[Provided material start]

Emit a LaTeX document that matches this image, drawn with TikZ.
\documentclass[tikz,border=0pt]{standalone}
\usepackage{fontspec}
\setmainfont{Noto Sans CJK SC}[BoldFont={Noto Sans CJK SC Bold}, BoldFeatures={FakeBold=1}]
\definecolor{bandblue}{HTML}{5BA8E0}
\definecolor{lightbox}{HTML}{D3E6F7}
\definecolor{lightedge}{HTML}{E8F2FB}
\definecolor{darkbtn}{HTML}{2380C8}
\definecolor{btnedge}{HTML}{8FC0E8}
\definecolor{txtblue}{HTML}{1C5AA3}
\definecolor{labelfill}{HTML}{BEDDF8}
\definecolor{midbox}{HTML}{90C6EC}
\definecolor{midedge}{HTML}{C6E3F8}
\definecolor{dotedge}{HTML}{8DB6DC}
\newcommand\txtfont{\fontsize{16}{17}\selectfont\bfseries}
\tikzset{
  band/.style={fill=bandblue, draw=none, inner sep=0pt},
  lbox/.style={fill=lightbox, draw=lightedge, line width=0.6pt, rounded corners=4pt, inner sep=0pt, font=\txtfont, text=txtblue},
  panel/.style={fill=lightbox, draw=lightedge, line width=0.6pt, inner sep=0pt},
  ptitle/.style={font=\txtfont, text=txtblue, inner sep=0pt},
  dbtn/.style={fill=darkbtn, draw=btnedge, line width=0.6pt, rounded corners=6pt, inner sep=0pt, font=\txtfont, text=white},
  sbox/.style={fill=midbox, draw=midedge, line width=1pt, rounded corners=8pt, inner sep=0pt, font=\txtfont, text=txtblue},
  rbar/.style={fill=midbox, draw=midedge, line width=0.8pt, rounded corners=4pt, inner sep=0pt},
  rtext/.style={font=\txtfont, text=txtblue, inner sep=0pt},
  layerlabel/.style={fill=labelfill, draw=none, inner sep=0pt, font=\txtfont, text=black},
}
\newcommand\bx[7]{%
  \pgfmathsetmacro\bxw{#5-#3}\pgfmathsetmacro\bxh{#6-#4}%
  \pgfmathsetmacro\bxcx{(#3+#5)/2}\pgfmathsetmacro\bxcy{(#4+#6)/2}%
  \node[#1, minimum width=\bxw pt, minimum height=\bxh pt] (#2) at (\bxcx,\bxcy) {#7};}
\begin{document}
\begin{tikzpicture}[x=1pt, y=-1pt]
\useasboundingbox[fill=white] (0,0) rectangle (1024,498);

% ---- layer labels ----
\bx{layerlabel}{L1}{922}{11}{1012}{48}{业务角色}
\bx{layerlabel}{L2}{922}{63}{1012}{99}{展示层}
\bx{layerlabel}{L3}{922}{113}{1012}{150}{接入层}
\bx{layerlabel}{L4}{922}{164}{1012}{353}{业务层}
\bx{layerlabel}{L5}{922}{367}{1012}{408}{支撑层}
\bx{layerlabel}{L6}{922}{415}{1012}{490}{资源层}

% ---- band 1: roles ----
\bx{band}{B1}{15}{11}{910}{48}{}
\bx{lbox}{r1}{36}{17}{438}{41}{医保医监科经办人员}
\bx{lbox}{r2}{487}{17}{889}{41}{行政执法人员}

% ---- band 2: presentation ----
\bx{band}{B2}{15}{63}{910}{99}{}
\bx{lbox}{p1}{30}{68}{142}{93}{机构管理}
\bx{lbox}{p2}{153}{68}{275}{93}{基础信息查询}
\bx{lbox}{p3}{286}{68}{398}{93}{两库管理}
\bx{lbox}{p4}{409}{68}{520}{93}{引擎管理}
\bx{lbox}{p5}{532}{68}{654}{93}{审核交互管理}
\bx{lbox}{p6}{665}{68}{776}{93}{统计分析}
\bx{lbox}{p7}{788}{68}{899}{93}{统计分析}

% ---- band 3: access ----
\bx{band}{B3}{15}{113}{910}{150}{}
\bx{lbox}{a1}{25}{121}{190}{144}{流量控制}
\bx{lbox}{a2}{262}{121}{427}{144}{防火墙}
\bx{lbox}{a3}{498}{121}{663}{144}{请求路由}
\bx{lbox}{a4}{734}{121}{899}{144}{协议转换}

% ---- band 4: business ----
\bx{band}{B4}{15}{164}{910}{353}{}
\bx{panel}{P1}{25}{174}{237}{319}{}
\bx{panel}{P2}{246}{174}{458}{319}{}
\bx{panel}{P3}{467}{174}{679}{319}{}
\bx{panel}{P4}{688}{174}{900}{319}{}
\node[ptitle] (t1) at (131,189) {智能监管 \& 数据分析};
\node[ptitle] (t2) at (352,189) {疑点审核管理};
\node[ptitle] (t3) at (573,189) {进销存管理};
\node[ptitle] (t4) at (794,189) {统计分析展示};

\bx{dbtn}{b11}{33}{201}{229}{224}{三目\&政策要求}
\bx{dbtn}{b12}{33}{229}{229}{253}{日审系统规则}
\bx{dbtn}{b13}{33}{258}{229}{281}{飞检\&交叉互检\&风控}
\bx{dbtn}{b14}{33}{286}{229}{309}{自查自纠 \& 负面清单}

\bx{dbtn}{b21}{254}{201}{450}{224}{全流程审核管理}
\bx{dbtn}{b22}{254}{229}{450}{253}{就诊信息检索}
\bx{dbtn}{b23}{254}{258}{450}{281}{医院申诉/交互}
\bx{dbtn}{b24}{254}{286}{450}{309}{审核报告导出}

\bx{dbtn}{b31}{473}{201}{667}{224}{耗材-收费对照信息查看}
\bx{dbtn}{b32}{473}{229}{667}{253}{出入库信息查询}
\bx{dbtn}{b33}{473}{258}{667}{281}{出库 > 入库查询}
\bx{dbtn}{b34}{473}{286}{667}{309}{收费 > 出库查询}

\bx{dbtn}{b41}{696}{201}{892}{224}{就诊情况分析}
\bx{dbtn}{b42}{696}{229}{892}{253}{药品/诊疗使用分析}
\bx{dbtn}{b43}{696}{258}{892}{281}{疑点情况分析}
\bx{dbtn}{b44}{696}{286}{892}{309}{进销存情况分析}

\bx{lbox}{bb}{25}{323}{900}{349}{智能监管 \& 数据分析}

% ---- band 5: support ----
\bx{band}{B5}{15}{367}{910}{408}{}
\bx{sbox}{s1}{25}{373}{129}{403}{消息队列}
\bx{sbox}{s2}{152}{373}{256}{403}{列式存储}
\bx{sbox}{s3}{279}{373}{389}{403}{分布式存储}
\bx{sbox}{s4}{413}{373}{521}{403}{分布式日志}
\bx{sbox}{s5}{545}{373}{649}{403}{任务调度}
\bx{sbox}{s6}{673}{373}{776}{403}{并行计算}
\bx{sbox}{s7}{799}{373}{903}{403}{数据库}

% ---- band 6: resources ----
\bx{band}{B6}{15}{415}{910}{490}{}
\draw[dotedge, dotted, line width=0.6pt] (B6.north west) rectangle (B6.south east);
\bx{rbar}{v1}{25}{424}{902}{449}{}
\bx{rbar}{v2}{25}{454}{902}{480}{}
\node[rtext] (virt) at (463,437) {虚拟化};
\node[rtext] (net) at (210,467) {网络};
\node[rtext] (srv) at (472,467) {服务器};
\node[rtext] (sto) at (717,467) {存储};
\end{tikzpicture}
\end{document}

[Provided material end]

**Request**
Retype all of the data shown above, word for word.

**Result for this task**
Emit a LaTeX document that matches this image, drawn with TikZ.
\documentclass[tikz,border=0pt]{standalone}
\usepackage{fontspec}
\setmainfont{Noto Sans CJK SC}[BoldFont={Noto Sans CJK SC Bold}, BoldFeatures={FakeBold=1}]
\definecolor{bandblue}{HTML}{5BA8E0}
\definecolor{lightbox}{HTML}{D3E6F7}
\definecolor{lightedge}{HTML}{E8F2FB}
\definecolor{darkbtn}{HTML}{2380C8}
\definecolor{btnedge}{HTML}{8FC0E8}
\definecolor{txtblue}{HTML}{1C5AA3}
\definecolor{labelfill}{HTML}{BEDDF8}
\definecolor{midbox}{HTML}{90C6EC}
\definecolor{midedge}{HTML}{C6E3F8}
\definecolor{dotedge}{HTML}{8DB6DC}
\newcommand\txtfont{\fontsize{16}{17}\selectfont\bfseries}
\tikzset{
  band/.style={fill=bandblue, draw=none, inner sep=0pt},
  lbox/.style={fill=lightbox, draw=lightedge, line width=0.6pt, rounded corners=4pt, inner sep=0pt, font=\txtfont, text=txtblue},
  panel/.style={fill=lightbox, draw=lightedge, line width=0.6pt, inner sep=0pt},
  ptitle/.style={font=\txtfont, text=txtblue, inner sep=0pt},
  dbtn/.style={fill=darkbtn, draw=btnedge, line width=0.6pt, rounded corners=6pt, inner sep=0pt, font=\txtfont, text=white},
  sbox/.style={fill=midbox, draw=midedge, line width=1pt, rounded corners=8pt, inner sep=0pt, font=\txtfont, text=txtblue},
  rbar/.style={fill=midbox, draw=midedge, line width=0.8pt, rounded corners=4pt, inner sep=0pt},
  rtext/.style={font=\txtfont, text=txtblue, inner sep=0pt},
  layerlabel/.style={fill=labelfill, draw=none, inner sep=0pt, font=\txtfont, text=black},
}
\newcommand\bx[7]{%
  \pgfmathsetmacro\bxw{#5-#3}\pgfmathsetmacro\bxh{#6-#4}%
  \pgfmathsetmacro\bxcx{(#3+#5)/2}\pgfmathsetmacro\bxcy{(#4+#6)/2}%
  \node[#1, minimum width=\bxw pt, minimum height=\bxh pt] (#2) at (\bxcx,\bxcy) {#7};}
\begin{document}
\begin{tikzpicture}[x=1pt, y=-1pt]
\useasboundingbox[fill=white] (0,0) rectangle (1024,498);

% ---- layer labels ----
\bx{layerlabel}{L1}{922}{11}{1012}{48}{业务角色}
\bx{layerlabel}{L2}{922}{63}{1012}{99}{展示层}
\bx{layerlabel}{L3}{922}{113}{1012}{150}{接入层}
\bx{layerlabel}{L4}{922}{164}{1012}{353}{业务层}
\bx{layerlabel}{L5}{922}{367}{1012}{408}{支撑层}
\bx{layerlabel}{L6}{922}{415}{1012}{490}{资源层}

% ---- band 1: roles ----
\bx{band}{B1}{15}{11}{910}{48}{}
\bx{lbox}{r1}{36}{17}{438}{41}{医保医监科经办人员}
\bx{lbox}{r2}{487}{17}{889}{41}{行政执法人员}

% ---- band 2: presentation ----
\bx{band}{B2}{15}{63}{910}{99}{}
\bx{lbox}{p1}{30}{68}{142}{93}{机构管理}
\bx{lbox}{p2}{153}{68}{275}{93}{基础信息查询}
\bx{lbox}{p3}{286}{68}{398}{93}{两库管理}
\bx{lbox}{p4}{409}{68}{520}{93}{引擎管理}
\bx{lbox}{p5}{532}{68}{654}{93}{审核交互管理}
\bx{lbox}{p6}{665}{68}{776}{93}{统计分析}
\bx{lbox}{p7}{788}{68}{899}{93}{统计分析}

% ---- band 3: access ----
\bx{band}{B3}{15}{113}{910}{150}{}
\bx{lbox}{a1}{25}{121}{190}{144}{流量控制}
\bx{lbox}{a2}{262}{121}{427}{144}{防火墙}
\bx{lbox}{a3}{498}{121}{663}{144}{请求路由}
\bx{lbox}{a4}{734}{121}{899}{144}{协议转换}

% ---- band 4: business ----
\bx{band}{B4}{15}{164}{910}{353}{}
\bx{panel}{P1}{25}{174}{237}{319}{}
\bx{panel}{P2}{246}{174}{458}{319}{}
\bx{panel}{P3}{467}{174}{679}{319}{}
\bx{panel}{P4}{688}{174}{900}{319}{}
\node[ptitle] (t1) at (131,189) {智能监管 \& 数据分析};
\node[ptitle] (t2) at (352,189) {疑点审核管理};
\node[ptitle] (t3) at (573,189) {进销存管理};
\node[ptitle] (t4) at (794,189) {统计分析展示};

\bx{dbtn}{b11}{33}{201}{229}{224}{三目\&政策要求}
\bx{dbtn}{b12}{33}{229}{229}{253}{日审系统规则}
\bx{dbtn}{b13}{33}{258}{229}{281}{飞检\&交叉互检\&风控}
\bx{dbtn}{b14}{33}{286}{229}{309}{自查自纠 \& 负面清单}

\bx{dbtn}{b21}{254}{201}{450}{224}{全流程审核管理}
\bx{dbtn}{b22}{254}{229}{450}{253}{就诊信息检索}
\bx{dbtn}{b23}{254}{258}{450}{281}{医院申诉/交互}
\bx{dbtn}{b24}{254}{286}{450}{309}{审核报告导出}

\bx{dbtn}{b31}{473}{201}{667}{224}{耗材-收费对照信息查看}
\bx{dbtn}{b32}{473}{229}{667}{253}{出入库信息查询}
\bx{dbtn}{b33}{473}{258}{667}{281}{出库 > 入库查询}
\bx{dbtn}{b34}{473}{286}{667}{309}{收费 > 出库查询}

\bx{dbtn}{b41}{696}{201}{892}{224}{就诊情况分析}
\bx{dbtn}{b42}{696}{229}{892}{253}{药品/诊疗使用分析}
\bx{dbtn}{b43}{696}{258}{892}{281}{疑点情况分析}
\bx{dbtn}{b44}{696}{286}{892}{309}{进销存情况分析}

\bx{lbox}{bb}{25}{323}{900}{349}{智能监管 \& 数据分析}

% ---- band 5: support ----
\bx{band}{B5}{15}{367}{910}{408}{}
\bx{sbox}{s1}{25}{373}{129}{403}{消息队列}
\bx{sbox}{s2}{152}{373}{256}{403}{列式存储}
\bx{sbox}{s3}{279}{373}{389}{403}{分布式存储}
\bx{sbox}{s4}{413}{373}{521}{403}{分布式日志}
\bx{sbox}{s5}{545}{373}{649}{403}{任务调度}
\bx{sbox}{s6}{673}{373}{776}{403}{并行计算}
\bx{sbox}{s7}{799}{373}{903}{403}{数据库}

% ---- band 6: resources ----
\bx{band}{B6}{15}{415}{910}{490}{}
\draw[dotedge, dotted, line width=0.6pt] (B6.north west) rectangle (B6.south east);
\bx{rbar}{v1}{25}{424}{902}{449}{}
\bx{rbar}{v2}{25}{454}{902}{480}{}
\node[rtext] (virt) at (463,437) {虚拟化};
\node[rtext] (net) at (210,467) {网络};
\node[rtext] (srv) at (472,467) {服务器};
\node[rtext] (sto) at (717,467) {存储};
\end{tikzpicture}
\end{document}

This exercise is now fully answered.